Eight-period school day adds more instructional time per week


Staff Photo

During their CCP English class, sophomore Morgan Palazzo, senior Ethan Fong, and senior Amanda Patrick work on their argument essays. During the 90-minute block period, the three have many opportunities to discuss their research and to confer with their teacher, but they also have fewer overall hours in class to complete their coursework.

Jessica Lieberman, Staff Writer

The upcoming school year consists of a change in the bell schedule, as classes will now be eight 50-minute periods rather than four 90-minute blocks.

Principal Jeff Legan says the decision was discussed by a group of people which included himself, teachers, students, and parents. He said, “I take all that information in and we make a recommendation to the Board Office, and ultimately it’s the superintendent and the Board of Education [who make the final decision].”

Many benefits, including the number of minutes students are learning, were considered before changing the schedule. Legan said, “An eight-period day would give you 1250 minutes of instruction over a week. Hybrid block decreases significantly over a course of a school year, like 50 minutes lost per week.”

This amounts to approximately 1800 fewer minutes of instruction per school year, or roughly 30 hours.

According to Legan, being able to meet with teachers more frequently was the primary reason for making the change. Legan said, “We looked at other priorities like intervention times, and meeting with your teacher significantly. If we have a snow day or assembly, there is a time where you might not see your teachers for two to three days.”

This situation occurred last week when white day classes met on Wednesday, Feb. 16. But due to a snow day on Friday, Feb. 18, and cancelled classes on Monday, Feb. 21 (Presidents’ Day) and Tuesday, Feb. 22 (Professional Development), white classes didn’t meet again until Thursday, Feb. 24.

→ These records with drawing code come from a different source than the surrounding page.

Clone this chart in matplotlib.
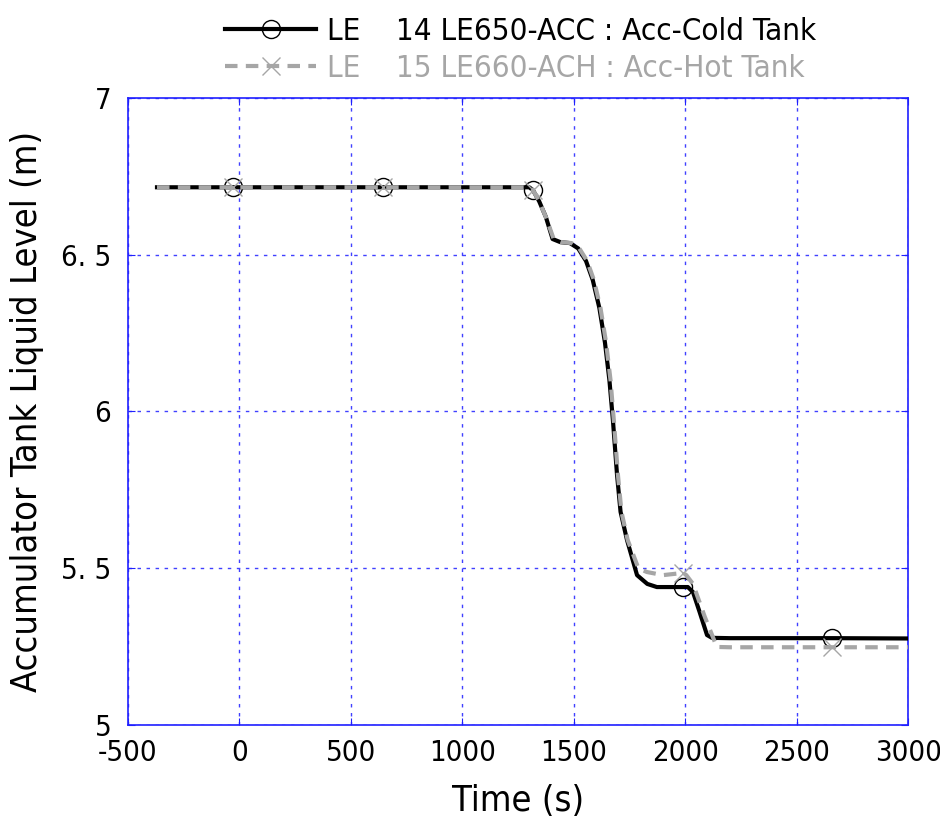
import numpy as np
import matplotlib.pyplot as plt

plt.rcParams['font.family'] = ['DejaVu Sans']
plt.rcParams['font.stretch'] = 'condensed'
plt.rcParams['axes.unicode_minus'] = False

# Accumulator tank levels (m) vs time (s)
t_cold = [-370, -30, 644, 1300, 1317, 1345, 1375, 1405, 1440, 1483, 1520, 1555,
          1585, 1615, 1640, 1660, 1676, 1694, 1710, 1739, 1784, 1830, 1873, 1990,
          2012, 2035, 2065, 2098, 2120, 2200, 2658, 3000]
lvl_cold = [6.715, 6.715, 6.715, 6.715, 6.706, 6.67, 6.62, 6.55, 6.54, 6.537, 6.52, 6.48,
            6.42, 6.33, 6.22, 6.10, 5.97, 5.80, 5.68, 5.59, 5.478, 5.45, 5.44, 5.44,
            5.44, 5.424, 5.36, 5.287, 5.278, 5.277, 5.277, 5.276]
mark_cold = [1, 2, 4, 23, 30]

t_hot = [-370, -30, 644, 1300, 1317, 1345, 1375, 1410, 1445, 1490, 1525, 1560,
         1590, 1620, 1645, 1665, 1680, 1698, 1714, 1742, 1790, 1828, 1900, 1990,
         2005, 2035, 2088, 2142, 2200, 2658, 3000]
lvl_hot = [6.715, 6.715, 6.715, 6.715, 6.706, 6.67, 6.62, 6.55, 6.54, 6.537, 6.52, 6.48,
           6.42, 6.33, 6.22, 6.10, 5.97, 5.80, 5.68, 5.59, 5.50, 5.488, 5.478, 5.485,
           5.478, 5.45, 5.345, 5.249, 5.248, 5.248, 5.248]
mark_hot = [1, 2, 4, 23, 29]

label_cold = 'LE    14 LE650-ACC : Acc-Cold Tank'
label_hot = 'LE    15 LE660-ACH : Acc-Hot Tank'

fig = plt.figure(figsize=(9.4, 8.16), dpi=100)
ax = fig.add_axes([0.1362, 0.1115, 0.8298, 0.7685])

ax.plot(t_cold, lvl_cold, color='black', lw=3, marker='o', markevery=mark_cold,
        ms=13, mfc='none', mec='black', mew=1, label=label_cold, zorder=3)
ax.plot(t_hot, lvl_hot, color='#a6a6a6', lw=3, ls=(0, (3, 2)), marker='x',
        markevery=mark_hot, ms=13, mec='#a6a6a6', mew=1, label=label_hot, zorder=4)

ax.set_xlim(-500, 3000)
ax.set_ylim(5, 7)
ax.set_xticks(np.arange(-500, 3001, 500))
ax.set_yticks([5, 5.5, 6, 6.5, 7])
ax.set_yticklabels(['5', '5. 5', '6', '6. 5', '7'])
ax.grid(True, color='#4040ff', ls=(0, (2.5, 4)), lw=1)
for s in ax.spines.values():
    s.set_color('#2020ff')
    s.set_linewidth(1.2)
ax.tick_params(direction='in', length=5, color='#2020ff', top=True, right=True,
               labelsize=21)
ax.tick_params(axis='x', pad=10)
ax.tick_params(axis='y', pad=12)

ax.set_xlabel('Time (s)', fontsize=26, labelpad=12)
ax.set_ylabel('Accumulator Tank Liquid Level (m)', fontsize=26, labelpad=12)

leg = fig.legend(loc='upper center', bbox_to_anchor=(0.554, 1.0), frameon=False,
                 fontsize=22.5, numpoints=1, handlelength=2.9, labelspacing=0.25,
                 handletextpad=0.35, borderaxespad=0.15)
for txt, c in zip(leg.get_texts(), ['black', '#a6a6a6']):
    txt.set_color(c)

fig.savefig('out.png', dpi=100)
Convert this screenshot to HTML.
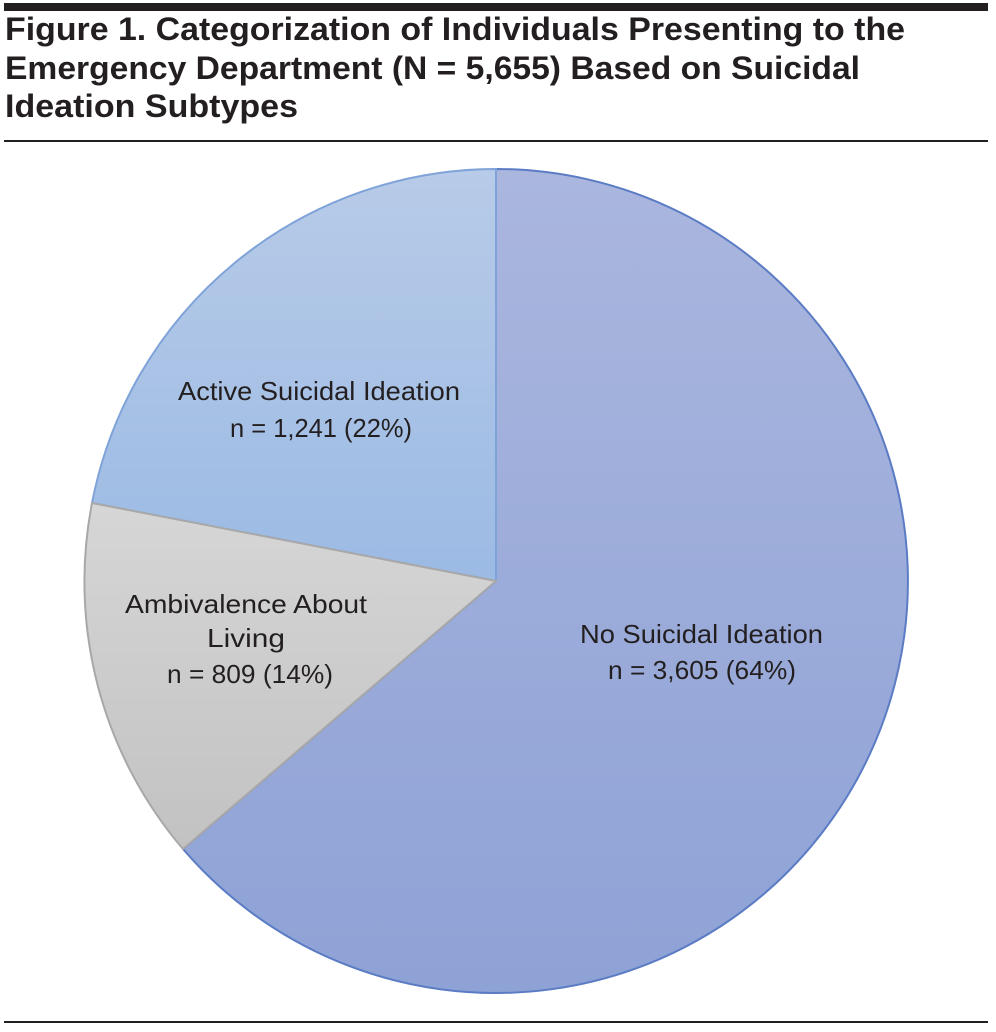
<!DOCTYPE html>
<html><head><style>html,body{margin:0;padding:0;background:#fff}svg{display:block}</style></head>
<body>
<svg width="996" height="1032" viewBox="0 0 996 1032" xmlns="http://www.w3.org/2000/svg">
<defs>
<linearGradient id="g1" x1="0" y1="0" x2="0" y2="1"><stop offset="0" stop-color="#aab6de"/><stop offset="1" stop-color="#8ea2d6"/></linearGradient>
<linearGradient id="g2" x1="0" y1="0" x2="0" y2="1"><stop offset="0" stop-color="#b8cbe8"/><stop offset="1" stop-color="#9bbae4"/></linearGradient>
<linearGradient id="g3" x1="0" y1="0" x2="0" y2="1"><stop offset="0" stop-color="#d6d6d6"/><stop offset="1" stop-color="#c2c2c2"/></linearGradient>
</defs>
<rect x="4" y="3" width="984" height="8" fill="#231f20"/>
<g font-family="Liberation Sans, sans-serif" font-weight="bold" font-size="32" fill="#231f20">
<text x="5" y="40" textLength="900" lengthAdjust="spacingAndGlyphs">Figure 1. Categorization of Individuals Presenting to the</text>
<text x="5" y="79" textLength="855" lengthAdjust="spacingAndGlyphs">Emergency Department (N = 5,655) Based on Suicidal</text>
<text x="5" y="117" textLength="293" lengthAdjust="spacingAndGlyphs">Ideation Subtypes</text>
</g>
<rect x="4" y="140" width="984" height="2" fill="#231f20"/>
<rect x="4" y="1021" width="984" height="2" fill="#231f20"/>
<path d="M496,581 L496,169 A412,412 0 1 1 183,849 Z" fill="url(#g1)" stroke="#5b7cc4" stroke-width="2"/>
<path d="M496,581 L92,503 A412,412 0 0 1 496,169 Z" fill="url(#g2)" stroke="#7fa3d8" stroke-width="2"/>
<path d="M496,581 L183,849 A412,412 0 0 1 92,503 Z" fill="url(#g3)" stroke="#a8a8a8" stroke-width="2"/>
<g font-family="Liberation Sans, sans-serif" font-size="26" fill="#231f20">
<text x="178" y="400" textLength="282" lengthAdjust="spacingAndGlyphs">Active Suicidal Ideation</text>
<text x="230" y="437" textLength="182" lengthAdjust="spacingAndGlyphs">n = 1,241 (22%)</text>
<text x="125" y="613" textLength="242" lengthAdjust="spacingAndGlyphs">Ambivalence About</text>
<text x="207" y="647" textLength="78" lengthAdjust="spacingAndGlyphs">Living</text>
<text x="167" y="683" textLength="166" lengthAdjust="spacingAndGlyphs">n = 809 (14%)</text>
<text x="580" y="643" textLength="243" lengthAdjust="spacingAndGlyphs">No Suicidal Ideation</text>
<text x="608" y="679" textLength="188" lengthAdjust="spacingAndGlyphs">n = 3,605 (64%)</text>
</g>
</svg>
</body></html>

Phillip Deaton, a Spanish teacher, is excited to see his students every day with the eight-period schedule. He said, “For world language, I personally think it is better when I can give you little pieces of information every day and constant repetition. For me, I prefer a little bit every day and shorter time periods, so that I can make sure you are reaching mastery because it’s less that you have to remember at once.”

After two years of 90-minute blocks, Legan expects students to notice how quickly a 50-minute class will go. He said, “You will be transitioning [between classes] more, but students seeing your teachers every day and building that relationship with them will be very beneficial.”

Legan also understands this will bring challenges for students, but he says The Option will now be available to all four grade levels. He said, “The Option gives you larger chunks of time and more time with your teachers including one-on-one time.”

While Deaton thinks it’s possible students could have multiple tests in a day, he also thinks having more time in class together could result in fewer tests. He said, “We see you more often and have more options which can decrease the overlap in testing with other classes.”

Freshman Rhea Deshpande prefers the current block schedule because she enjoys having 90-minutes with each teacher. She said, “I don’t have to switch my brain to each class as often. It will be stressful because they are going to have to learn how to adjust to a bunch of classes in one day, and they’re going to have to finish homework in one night for [up to] eight classes.”

On the other hand, senior Charlie Klein has experienced both schedules and prefers the eight-period schedule. He said, “I liked having all my classes every day because if you miss a day of school, you’re only missing half the work. I also think it is better for keeping my skills on-point for different classes like Spanish and math where you need to practice every day.”

Deaton believes the benefits of eight periods depend on each individual student. He said, “Some students do really well with block and appreciate having the day in between, focusing only on four classes. Some people do not function as well when having too many classes, as homework can add up.”

Eight periods is the new schedule for the next several years and Legan believes students will get used to it. He said, “What we are doing is trying to create the least disruptive schedule for many of us. We lived the eight-period schedule a long time, and we think our students have benefited from it academically, socially, and emotionally.”